In this work, the microstructure, mechanical properties and electrochemical properties of Al-0.2Fe-0.06Cu alloys with different La content were systematically investigated. The La addition had the effect of refining grains and reducing the number of precipitates at the grain boundaries. It could be determined through the EDS analysis that the particles were in AlFe and AlFeLa phases, respectively. The electrical conductivity of the heat-treated alloys was higher than that of the corresponding cold-rolled alloys. The fracture morphology of the alloy under different tensile conditions was similar. As the testing temperature increased, the number of dimples at the fracture surface increased.

The electrochemical test reflected the corrosion resistance of the alloy. Compared to the La-containing alloys, the La-free alloys had more pits and larger pit areas.
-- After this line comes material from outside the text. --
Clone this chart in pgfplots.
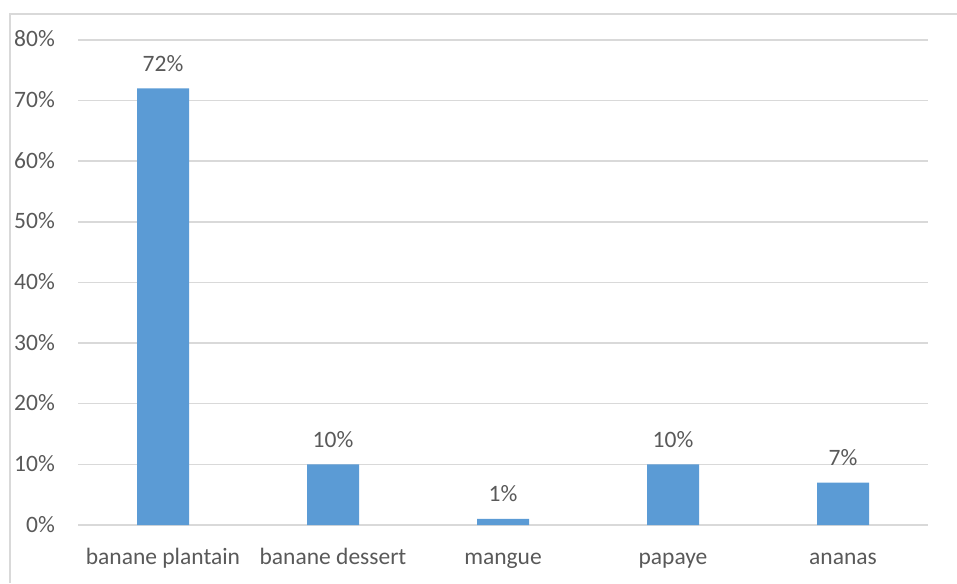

As the La addition increased from 0.1wt.% to 0.15wt.%, fewer corrosion pits were found on the Al matrix and the distribution of corrosion pits was more dispersed. This indicates that the addition of La element could significantly improve the corrosion resistance of Al-0.2Fe-0.06Cu alloy.

Owing to the high strength, good corrosion resistance and sound electrical conductivity, La-containing Al-Fe-Cu alloys are promising for application as current collectors of lithium-ion batteries.